Extract all lines containing "matplotlib".

- - - -

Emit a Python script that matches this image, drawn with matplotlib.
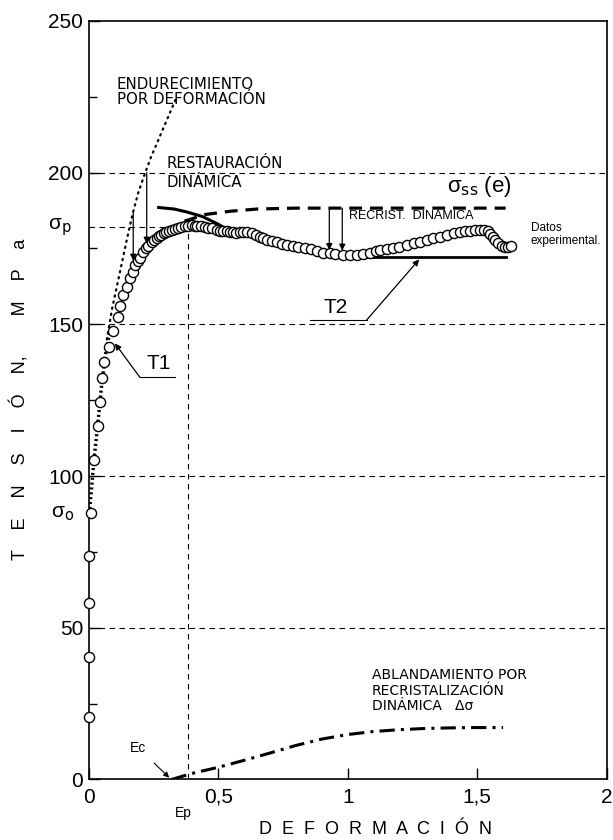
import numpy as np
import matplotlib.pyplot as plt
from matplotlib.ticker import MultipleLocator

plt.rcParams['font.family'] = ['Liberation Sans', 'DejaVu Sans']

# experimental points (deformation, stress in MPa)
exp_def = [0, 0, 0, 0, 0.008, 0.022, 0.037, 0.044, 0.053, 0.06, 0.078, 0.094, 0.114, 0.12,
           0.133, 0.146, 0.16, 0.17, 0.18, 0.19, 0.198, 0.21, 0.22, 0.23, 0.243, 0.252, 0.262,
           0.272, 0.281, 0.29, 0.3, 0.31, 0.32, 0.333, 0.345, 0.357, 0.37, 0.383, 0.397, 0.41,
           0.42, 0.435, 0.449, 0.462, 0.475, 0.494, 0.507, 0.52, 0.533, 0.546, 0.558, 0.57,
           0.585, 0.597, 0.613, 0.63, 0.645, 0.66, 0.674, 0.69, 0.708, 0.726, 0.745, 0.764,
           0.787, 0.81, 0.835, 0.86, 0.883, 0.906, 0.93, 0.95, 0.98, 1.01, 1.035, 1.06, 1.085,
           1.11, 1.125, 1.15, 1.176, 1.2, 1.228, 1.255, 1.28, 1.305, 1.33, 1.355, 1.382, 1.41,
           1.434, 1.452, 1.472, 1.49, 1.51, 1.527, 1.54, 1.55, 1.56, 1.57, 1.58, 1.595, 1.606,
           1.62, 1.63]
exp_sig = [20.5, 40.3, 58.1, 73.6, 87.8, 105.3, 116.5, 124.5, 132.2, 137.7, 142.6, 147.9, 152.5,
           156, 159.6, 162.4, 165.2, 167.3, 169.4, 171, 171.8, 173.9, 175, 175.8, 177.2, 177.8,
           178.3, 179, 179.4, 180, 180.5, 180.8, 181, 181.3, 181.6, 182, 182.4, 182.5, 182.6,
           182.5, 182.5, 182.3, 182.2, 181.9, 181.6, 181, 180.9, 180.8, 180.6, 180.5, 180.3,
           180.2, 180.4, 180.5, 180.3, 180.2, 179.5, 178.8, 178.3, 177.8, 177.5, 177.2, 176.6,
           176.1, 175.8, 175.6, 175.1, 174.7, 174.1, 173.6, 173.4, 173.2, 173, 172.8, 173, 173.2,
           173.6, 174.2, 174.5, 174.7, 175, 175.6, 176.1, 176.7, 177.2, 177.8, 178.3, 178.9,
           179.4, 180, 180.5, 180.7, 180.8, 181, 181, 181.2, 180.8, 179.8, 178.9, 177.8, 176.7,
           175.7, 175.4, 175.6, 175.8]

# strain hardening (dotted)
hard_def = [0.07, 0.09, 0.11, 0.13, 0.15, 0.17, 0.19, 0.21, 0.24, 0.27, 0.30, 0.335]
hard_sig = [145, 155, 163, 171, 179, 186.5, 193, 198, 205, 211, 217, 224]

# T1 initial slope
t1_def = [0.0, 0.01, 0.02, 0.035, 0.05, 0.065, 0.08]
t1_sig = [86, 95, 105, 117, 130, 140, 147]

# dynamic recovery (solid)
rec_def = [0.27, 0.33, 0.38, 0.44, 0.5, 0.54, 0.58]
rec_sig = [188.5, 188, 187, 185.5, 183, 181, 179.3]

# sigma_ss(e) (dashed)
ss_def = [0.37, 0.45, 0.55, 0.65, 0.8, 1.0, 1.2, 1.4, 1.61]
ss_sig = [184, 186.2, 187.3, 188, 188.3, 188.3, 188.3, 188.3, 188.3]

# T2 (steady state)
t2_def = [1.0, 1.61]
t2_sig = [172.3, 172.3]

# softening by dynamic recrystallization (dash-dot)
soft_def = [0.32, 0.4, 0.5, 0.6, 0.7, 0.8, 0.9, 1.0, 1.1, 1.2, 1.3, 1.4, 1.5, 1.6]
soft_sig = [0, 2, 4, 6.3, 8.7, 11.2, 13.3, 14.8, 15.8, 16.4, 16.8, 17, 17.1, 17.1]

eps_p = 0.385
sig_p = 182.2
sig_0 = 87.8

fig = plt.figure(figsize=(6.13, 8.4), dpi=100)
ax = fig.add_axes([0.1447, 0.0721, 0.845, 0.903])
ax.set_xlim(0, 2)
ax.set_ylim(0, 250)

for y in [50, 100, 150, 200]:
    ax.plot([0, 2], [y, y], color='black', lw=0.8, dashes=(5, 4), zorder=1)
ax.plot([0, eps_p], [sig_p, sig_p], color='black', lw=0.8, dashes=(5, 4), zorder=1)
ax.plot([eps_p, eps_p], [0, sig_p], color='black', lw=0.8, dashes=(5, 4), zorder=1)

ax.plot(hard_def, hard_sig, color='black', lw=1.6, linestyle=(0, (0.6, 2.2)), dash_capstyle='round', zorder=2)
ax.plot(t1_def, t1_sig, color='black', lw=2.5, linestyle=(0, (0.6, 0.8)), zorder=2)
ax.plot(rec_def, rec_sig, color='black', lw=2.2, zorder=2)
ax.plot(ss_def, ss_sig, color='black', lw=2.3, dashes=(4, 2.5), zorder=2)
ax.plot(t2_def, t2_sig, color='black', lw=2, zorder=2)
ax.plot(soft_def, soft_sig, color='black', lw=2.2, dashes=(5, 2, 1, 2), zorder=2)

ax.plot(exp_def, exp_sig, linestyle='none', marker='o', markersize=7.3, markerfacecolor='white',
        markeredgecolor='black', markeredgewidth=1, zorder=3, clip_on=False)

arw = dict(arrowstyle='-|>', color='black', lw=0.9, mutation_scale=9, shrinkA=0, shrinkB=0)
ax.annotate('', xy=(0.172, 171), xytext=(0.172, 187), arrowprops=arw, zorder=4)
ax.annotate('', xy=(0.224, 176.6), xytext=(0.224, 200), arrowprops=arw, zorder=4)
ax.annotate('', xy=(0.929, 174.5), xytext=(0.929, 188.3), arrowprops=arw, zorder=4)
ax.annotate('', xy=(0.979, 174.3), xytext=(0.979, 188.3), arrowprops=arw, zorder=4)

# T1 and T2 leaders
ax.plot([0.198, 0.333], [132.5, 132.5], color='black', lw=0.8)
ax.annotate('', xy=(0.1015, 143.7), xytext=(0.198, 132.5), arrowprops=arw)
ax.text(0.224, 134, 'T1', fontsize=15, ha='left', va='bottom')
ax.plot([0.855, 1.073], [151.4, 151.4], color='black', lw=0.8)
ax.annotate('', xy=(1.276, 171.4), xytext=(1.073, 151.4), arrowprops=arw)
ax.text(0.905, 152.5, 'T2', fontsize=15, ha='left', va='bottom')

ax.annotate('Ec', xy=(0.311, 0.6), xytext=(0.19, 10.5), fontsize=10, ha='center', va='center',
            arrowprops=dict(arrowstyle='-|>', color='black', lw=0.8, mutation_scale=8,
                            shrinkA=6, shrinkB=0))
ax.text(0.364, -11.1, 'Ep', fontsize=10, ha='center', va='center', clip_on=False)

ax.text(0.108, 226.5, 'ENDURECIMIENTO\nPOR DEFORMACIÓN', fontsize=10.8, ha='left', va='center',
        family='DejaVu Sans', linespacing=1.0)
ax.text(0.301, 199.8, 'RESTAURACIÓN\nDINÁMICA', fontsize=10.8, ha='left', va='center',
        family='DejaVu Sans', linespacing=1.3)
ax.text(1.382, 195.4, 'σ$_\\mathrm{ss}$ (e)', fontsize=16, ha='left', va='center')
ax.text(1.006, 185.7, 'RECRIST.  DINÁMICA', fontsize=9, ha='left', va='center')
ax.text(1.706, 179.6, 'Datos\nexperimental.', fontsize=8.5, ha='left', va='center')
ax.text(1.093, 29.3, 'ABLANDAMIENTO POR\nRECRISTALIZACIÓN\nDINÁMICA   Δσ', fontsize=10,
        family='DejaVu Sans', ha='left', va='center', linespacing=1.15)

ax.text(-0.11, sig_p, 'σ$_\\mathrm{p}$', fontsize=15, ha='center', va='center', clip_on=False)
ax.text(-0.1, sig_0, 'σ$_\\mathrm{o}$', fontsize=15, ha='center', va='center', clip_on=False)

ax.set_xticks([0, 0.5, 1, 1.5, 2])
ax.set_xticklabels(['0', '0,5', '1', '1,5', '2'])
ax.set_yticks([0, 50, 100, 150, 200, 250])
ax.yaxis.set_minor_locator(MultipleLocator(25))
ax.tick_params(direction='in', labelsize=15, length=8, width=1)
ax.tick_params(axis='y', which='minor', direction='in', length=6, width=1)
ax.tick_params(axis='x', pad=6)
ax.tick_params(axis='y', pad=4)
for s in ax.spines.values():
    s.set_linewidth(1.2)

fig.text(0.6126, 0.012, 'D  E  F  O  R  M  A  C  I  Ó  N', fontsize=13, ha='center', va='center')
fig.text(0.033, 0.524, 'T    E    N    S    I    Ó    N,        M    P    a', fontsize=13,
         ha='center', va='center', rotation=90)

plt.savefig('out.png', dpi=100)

- - - -

• _Complete answer_:
Emit a Python script that matches this image, drawn with matplotlib.
import matplotlib.pyplot as plt
from matplotlib.ticker import MultipleLocator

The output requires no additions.